Work to complete:
Output the first line of the listing and each line after it, up to and including the line that contains "-13.4, -12.9, -12.3, -11.8, -11.5, -11.1, -10.5, -10.0, -9.7]", exactly as written, minus the pictures.

Data shown:

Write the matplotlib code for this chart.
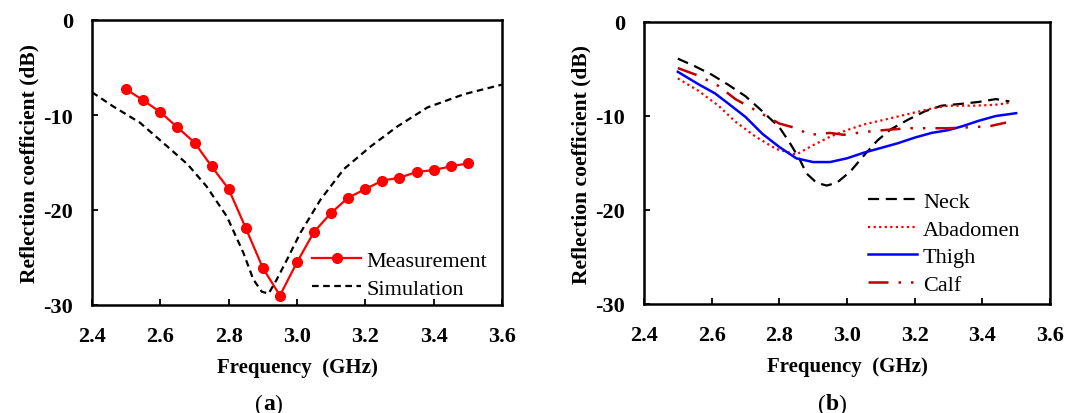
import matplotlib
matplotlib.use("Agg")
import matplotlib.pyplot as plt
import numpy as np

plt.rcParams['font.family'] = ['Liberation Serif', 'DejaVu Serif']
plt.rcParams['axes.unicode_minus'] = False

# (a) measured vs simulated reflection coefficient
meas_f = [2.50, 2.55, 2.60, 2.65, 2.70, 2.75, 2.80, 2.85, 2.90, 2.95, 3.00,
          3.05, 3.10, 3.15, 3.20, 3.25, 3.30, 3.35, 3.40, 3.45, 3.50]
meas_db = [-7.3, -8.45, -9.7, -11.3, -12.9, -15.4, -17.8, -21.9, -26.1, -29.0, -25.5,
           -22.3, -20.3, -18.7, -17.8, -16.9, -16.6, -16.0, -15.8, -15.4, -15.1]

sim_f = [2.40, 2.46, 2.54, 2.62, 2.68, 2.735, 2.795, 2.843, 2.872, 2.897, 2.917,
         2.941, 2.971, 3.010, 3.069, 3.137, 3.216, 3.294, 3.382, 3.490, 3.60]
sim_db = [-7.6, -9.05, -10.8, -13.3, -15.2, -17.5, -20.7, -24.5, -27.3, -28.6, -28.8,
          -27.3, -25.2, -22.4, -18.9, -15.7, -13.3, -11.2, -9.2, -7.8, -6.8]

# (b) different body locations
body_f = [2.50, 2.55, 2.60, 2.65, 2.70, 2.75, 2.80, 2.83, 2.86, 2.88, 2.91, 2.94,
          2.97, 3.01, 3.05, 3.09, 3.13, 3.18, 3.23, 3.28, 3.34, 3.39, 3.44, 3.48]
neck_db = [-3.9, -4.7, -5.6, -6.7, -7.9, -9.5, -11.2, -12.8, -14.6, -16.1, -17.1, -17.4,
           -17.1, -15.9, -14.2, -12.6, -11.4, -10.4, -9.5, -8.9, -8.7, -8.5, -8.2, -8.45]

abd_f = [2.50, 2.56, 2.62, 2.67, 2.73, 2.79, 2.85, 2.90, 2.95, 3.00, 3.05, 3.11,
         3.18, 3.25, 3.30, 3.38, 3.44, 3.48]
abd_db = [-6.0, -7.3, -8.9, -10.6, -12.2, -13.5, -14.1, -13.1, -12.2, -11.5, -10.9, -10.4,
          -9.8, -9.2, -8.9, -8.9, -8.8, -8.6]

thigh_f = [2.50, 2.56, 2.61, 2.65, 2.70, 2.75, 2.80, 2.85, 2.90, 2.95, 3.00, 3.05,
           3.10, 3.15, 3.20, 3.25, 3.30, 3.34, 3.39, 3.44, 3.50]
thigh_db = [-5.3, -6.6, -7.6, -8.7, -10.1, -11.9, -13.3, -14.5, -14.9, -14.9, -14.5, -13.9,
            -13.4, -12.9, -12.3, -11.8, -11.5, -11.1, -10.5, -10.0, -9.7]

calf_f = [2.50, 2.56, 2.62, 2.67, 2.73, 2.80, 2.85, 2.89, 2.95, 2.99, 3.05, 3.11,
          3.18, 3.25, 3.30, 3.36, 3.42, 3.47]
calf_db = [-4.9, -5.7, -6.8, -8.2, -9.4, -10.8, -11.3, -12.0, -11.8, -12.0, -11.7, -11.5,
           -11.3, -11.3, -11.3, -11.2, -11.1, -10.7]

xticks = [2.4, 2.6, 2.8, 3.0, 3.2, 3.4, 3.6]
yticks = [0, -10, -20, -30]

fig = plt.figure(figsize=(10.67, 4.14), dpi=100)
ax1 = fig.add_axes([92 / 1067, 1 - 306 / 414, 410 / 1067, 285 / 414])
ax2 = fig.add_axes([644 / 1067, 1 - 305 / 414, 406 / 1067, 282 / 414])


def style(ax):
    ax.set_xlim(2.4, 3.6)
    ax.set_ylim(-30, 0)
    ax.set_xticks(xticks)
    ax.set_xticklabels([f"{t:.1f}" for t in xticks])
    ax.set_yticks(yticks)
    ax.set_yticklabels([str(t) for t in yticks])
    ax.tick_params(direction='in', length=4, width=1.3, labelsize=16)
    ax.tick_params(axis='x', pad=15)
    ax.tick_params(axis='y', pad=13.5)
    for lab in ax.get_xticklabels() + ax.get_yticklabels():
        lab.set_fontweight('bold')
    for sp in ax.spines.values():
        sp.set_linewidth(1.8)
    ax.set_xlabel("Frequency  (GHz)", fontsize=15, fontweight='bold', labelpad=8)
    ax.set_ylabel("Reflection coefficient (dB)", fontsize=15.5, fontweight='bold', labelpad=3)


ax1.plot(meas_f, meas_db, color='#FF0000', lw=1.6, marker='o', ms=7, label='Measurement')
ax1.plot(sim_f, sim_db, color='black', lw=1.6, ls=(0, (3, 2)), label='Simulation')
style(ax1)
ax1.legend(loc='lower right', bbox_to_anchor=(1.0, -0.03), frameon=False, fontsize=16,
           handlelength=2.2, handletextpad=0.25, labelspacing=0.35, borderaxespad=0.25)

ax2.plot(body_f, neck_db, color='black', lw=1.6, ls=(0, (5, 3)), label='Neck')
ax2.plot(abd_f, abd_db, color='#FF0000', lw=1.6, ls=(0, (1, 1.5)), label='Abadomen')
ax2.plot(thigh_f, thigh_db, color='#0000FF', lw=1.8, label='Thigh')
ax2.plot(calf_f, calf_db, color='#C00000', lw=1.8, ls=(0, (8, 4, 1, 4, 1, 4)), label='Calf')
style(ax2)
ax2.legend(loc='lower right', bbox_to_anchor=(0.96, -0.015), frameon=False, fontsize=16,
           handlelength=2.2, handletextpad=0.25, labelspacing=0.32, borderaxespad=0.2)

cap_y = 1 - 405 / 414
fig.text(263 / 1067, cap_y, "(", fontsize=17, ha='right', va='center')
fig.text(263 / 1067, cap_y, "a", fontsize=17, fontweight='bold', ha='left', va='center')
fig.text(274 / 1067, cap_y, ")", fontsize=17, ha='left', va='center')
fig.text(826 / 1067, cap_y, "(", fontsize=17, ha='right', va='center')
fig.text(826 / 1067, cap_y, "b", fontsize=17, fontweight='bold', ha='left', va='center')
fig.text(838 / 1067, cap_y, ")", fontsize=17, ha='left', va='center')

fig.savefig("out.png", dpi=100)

Final answer:
Write the matplotlib code for this chart.
import matplotlib
matplotlib.use("Agg")
import matplotlib.pyplot as plt
import numpy as np

plt.rcParams['font.family'] = ['Liberation Serif', 'DejaVu Serif']
plt.rcParams['axes.unicode_minus'] = False

# (a) measured vs simulated reflection coefficient
meas_f = [2.50, 2.55, 2.60, 2.65, 2.70, 2.75, 2.80, 2.85, 2.90, 2.95, 3.00,
          3.05, 3.10, 3.15, 3.20, 3.25, 3.30, 3.35, 3.40, 3.45, 3.50]
meas_db = [-7.3, -8.45, -9.7, -11.3, -12.9, -15.4, -17.8, -21.9, -26.1, -29.0, -25.5,
           -22.3, -20.3, -18.7, -17.8, -16.9, -16.6, -16.0, -15.8, -15.4, -15.1]

sim_f = [2.40, 2.46, 2.54, 2.62, 2.68, 2.735, 2.795, 2.843, 2.872, 2.897, 2.917,
         2.941, 2.971, 3.010, 3.069, 3.137, 3.216, 3.294, 3.382, 3.490, 3.60]
sim_db = [-7.6, -9.05, -10.8, -13.3, -15.2, -17.5, -20.7, -24.5, -27.3, -28.6, -28.8,
          -27.3, -25.2, -22.4, -18.9, -15.7, -13.3, -11.2, -9.2, -7.8, -6.8]

# (b) different body locations
body_f = [2.50, 2.55, 2.60, 2.65, 2.70, 2.75, 2.80, 2.83, 2.86, 2.88, 2.91, 2.94,
          2.97, 3.01, 3.05, 3.09, 3.13, 3.18, 3.23, 3.28, 3.34, 3.39, 3.44, 3.48]
neck_db = [-3.9, -4.7, -5.6, -6.7, -7.9, -9.5, -11.2, -12.8, -14.6, -16.1, -17.1, -17.4,
           -17.1, -15.9, -14.2, -12.6, -11.4, -10.4, -9.5, -8.9, -8.7, -8.5, -8.2, -8.45]

abd_f = [2.50, 2.56, 2.62, 2.67, 2.73, 2.79, 2.85, 2.90, 2.95, 3.00, 3.05, 3.11,
         3.18, 3.25, 3.30, 3.38, 3.44, 3.48]
abd_db = [-6.0, -7.3, -8.9, -10.6, -12.2, -13.5, -14.1, -13.1, -12.2, -11.5, -10.9, -10.4,
          -9.8, -9.2, -8.9, -8.9, -8.8, -8.6]

thigh_f = [2.50, 2.56, 2.61, 2.65, 2.70, 2.75, 2.80, 2.85, 2.90, 2.95, 3.00, 3.05,
           3.10, 3.15, 3.20, 3.25, 3.30, 3.34, 3.39, 3.44, 3.50]
thigh_db = [-5.3, -6.6, -7.6, -8.7, -10.1, -11.9, -13.3, -14.5, -14.9, -14.9, -14.5, -13.9,
            -13.4, -12.9, -12.3, -11.8, -11.5, -11.1, -10.5, -10.0, -9.7]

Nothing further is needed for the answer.